How does the cloud's processing time change when device numbers increase?
Analyze the time complexity of the following code snippet.
for device in connected_devices:
message = device.receive_message()
process(message)
store_in_database(message)
send_acknowledgment(device)
This code handles messages from each connected IoT device one by one.
Identify the loops, recursion, array traversals that repeat.
- Primary operation: Looping over each connected device to process its message.
- How many times: Once for every device connected to the cloud.
As the number of devices grows, the cloud processes more messages one after another.

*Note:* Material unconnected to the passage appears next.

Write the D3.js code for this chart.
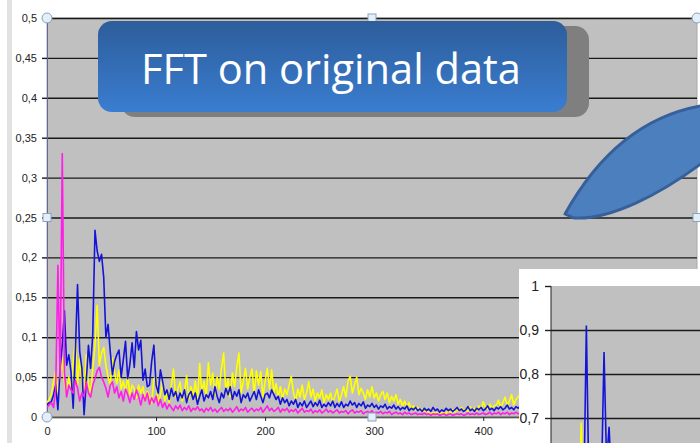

| Input Size (n) | Approx. Operations |
|---|---|
| 10 | 10 message processes |
| 100 | 100 message processes |
| 1000 | 1000 message processes |
Pattern observation: The work grows directly with the number of devices; doubling devices doubles the work.
Time Complexity: O(n)
This means the cloud's processing time grows in a straight line as more devices connect.
[X] Wrong: "Adding more devices won't affect processing time much because messages are small."
[OK] Correct: Even small messages need processing and storage, so more devices mean more total work.
Understanding how cloud platforms handle growing IoT devices shows you can think about system limits and scaling, a key skill in real projects.
"What if the cloud processed messages in parallel instead of one by one? How would the time complexity change?"